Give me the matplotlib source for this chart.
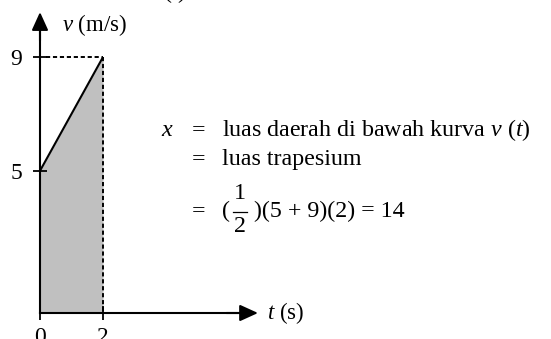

.....

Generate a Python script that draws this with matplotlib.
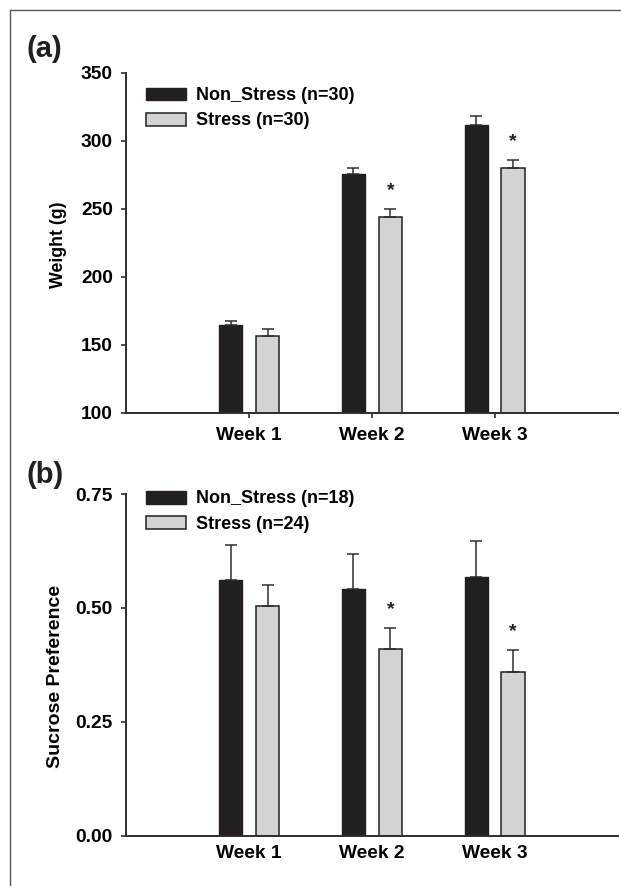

.....

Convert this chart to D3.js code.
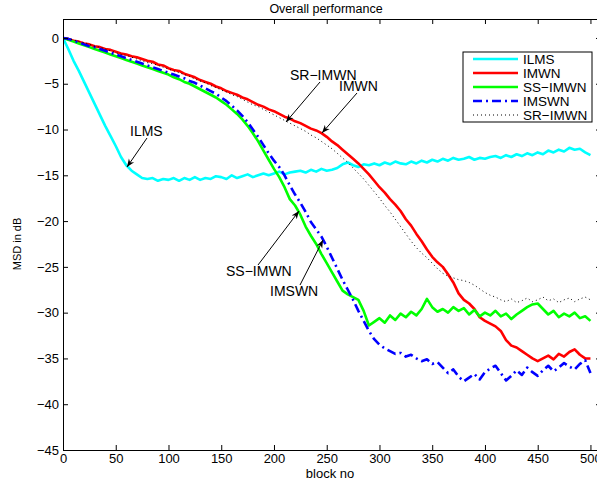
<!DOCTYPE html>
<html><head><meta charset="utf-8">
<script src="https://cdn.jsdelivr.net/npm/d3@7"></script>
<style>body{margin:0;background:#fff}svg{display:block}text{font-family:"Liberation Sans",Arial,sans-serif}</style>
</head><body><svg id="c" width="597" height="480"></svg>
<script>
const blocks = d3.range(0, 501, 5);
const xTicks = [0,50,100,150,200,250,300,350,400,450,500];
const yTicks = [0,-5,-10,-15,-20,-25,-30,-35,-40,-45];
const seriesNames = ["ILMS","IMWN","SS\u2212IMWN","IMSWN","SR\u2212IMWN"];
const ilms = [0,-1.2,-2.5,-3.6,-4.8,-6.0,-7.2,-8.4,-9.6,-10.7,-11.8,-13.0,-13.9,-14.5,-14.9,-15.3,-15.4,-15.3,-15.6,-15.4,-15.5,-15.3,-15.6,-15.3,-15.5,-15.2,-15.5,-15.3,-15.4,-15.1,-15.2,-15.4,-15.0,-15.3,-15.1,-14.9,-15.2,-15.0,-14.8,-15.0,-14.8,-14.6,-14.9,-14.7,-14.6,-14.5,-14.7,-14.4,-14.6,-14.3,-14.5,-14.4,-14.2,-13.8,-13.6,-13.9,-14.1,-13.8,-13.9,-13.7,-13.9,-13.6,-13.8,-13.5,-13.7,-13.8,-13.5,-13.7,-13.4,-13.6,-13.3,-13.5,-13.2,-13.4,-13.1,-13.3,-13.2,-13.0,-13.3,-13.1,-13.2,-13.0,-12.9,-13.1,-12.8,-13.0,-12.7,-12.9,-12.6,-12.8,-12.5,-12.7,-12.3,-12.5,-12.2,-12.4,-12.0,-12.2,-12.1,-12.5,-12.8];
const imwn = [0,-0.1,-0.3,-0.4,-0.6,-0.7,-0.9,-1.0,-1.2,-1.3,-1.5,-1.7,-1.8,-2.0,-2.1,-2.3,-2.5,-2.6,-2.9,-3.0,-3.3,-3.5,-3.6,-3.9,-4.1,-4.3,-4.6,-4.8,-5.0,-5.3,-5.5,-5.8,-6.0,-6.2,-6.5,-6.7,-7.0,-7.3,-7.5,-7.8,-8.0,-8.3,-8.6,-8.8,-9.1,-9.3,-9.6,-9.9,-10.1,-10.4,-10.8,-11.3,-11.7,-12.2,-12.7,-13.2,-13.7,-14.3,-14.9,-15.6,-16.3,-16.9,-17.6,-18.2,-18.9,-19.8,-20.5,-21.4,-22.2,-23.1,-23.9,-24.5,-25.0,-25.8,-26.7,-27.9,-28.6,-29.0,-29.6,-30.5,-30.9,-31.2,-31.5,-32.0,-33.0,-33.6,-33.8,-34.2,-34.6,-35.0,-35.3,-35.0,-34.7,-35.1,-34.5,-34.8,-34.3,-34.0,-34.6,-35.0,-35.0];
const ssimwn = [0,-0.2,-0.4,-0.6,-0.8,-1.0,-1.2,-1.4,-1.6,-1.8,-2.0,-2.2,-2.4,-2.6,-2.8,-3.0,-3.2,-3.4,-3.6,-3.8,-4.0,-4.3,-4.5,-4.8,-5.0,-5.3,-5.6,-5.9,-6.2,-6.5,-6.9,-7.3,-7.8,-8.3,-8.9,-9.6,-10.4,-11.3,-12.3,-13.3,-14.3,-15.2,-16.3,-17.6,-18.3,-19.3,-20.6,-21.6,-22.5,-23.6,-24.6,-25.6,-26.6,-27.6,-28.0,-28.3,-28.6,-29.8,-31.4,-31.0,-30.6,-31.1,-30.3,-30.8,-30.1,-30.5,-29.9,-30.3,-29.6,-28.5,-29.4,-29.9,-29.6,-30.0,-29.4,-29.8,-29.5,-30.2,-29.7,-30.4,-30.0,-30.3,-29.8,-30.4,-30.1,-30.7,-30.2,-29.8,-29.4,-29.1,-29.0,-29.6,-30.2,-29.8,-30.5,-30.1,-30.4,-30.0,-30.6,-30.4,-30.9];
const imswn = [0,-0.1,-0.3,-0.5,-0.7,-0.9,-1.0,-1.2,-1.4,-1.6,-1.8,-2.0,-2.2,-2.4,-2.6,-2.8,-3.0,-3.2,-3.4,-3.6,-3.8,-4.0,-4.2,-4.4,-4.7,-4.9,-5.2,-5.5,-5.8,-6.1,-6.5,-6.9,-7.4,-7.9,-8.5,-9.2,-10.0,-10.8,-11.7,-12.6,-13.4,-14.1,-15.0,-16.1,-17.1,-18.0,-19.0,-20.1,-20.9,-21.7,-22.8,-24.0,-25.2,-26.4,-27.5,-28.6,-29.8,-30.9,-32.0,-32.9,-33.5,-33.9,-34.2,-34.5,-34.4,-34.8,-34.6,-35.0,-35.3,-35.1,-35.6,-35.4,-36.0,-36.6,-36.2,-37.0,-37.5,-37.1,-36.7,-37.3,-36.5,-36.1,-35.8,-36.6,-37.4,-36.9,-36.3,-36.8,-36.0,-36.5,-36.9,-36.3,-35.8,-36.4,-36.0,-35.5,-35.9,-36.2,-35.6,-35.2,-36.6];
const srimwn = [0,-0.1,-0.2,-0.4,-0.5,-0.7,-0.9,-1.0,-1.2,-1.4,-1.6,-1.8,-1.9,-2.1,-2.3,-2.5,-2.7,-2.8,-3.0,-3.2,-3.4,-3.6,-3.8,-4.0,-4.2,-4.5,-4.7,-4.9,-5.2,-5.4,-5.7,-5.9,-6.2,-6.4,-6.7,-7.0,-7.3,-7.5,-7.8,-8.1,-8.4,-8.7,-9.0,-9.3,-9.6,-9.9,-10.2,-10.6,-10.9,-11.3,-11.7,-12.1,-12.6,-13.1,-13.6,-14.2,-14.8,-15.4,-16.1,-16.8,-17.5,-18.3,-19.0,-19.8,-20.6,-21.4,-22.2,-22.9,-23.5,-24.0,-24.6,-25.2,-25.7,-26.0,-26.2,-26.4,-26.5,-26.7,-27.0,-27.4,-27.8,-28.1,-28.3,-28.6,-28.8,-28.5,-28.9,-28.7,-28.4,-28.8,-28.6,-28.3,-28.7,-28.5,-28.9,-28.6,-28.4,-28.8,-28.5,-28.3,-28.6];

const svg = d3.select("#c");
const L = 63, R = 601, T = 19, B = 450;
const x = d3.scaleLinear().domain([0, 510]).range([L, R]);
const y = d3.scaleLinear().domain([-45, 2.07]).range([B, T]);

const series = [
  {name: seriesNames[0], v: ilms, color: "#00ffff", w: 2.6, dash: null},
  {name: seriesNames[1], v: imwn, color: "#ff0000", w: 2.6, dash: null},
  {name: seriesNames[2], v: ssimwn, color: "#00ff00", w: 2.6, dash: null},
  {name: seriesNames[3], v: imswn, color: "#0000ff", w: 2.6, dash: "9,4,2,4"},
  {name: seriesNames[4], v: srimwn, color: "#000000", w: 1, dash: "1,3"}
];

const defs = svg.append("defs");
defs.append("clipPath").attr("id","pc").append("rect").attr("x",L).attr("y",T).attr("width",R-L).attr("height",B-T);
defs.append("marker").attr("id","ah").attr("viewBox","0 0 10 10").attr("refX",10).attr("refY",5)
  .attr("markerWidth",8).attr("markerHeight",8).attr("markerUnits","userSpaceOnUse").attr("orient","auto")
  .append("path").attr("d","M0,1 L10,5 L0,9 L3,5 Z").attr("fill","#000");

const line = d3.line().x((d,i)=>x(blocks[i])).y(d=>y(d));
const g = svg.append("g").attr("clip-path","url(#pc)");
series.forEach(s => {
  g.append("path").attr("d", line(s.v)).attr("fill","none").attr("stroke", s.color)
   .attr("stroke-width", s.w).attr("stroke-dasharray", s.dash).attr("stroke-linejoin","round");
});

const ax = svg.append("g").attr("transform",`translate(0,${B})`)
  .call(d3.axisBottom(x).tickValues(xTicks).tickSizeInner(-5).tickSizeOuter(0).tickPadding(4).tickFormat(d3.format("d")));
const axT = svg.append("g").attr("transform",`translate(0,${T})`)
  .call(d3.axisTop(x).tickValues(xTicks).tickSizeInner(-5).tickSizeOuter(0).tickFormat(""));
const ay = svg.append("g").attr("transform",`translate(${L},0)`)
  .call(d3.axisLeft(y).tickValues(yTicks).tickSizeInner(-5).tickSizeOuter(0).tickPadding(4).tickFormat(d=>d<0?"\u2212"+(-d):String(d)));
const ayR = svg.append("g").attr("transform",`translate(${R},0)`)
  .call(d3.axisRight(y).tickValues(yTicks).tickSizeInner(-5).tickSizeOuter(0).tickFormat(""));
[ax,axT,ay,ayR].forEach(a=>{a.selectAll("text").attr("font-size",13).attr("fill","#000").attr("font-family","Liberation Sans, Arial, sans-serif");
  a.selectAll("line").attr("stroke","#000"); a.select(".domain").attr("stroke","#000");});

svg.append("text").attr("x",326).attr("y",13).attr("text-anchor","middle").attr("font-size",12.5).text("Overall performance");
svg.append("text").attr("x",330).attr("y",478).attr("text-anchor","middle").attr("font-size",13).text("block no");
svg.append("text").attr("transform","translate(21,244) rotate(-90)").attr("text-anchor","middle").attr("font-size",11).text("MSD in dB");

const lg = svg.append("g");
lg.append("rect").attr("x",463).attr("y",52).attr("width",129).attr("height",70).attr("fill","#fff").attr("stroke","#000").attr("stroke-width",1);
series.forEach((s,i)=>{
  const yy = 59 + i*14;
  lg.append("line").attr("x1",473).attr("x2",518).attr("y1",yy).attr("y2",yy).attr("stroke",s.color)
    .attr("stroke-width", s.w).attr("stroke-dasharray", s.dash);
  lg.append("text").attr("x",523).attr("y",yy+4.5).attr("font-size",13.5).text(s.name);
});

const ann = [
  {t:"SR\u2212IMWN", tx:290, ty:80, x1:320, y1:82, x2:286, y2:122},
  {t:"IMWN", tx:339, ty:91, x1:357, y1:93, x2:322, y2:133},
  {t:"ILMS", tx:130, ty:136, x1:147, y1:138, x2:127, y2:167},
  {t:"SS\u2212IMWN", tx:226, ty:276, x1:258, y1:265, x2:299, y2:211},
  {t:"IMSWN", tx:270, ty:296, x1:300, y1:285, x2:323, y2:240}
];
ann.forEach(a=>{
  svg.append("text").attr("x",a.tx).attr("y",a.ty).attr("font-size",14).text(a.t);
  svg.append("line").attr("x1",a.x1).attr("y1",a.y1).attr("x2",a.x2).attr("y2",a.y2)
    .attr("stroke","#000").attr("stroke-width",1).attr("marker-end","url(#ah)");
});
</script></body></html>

.....

_Stated task_
Say how many lines in the records hold "this", with the number as the whole reply.

_Full output_
3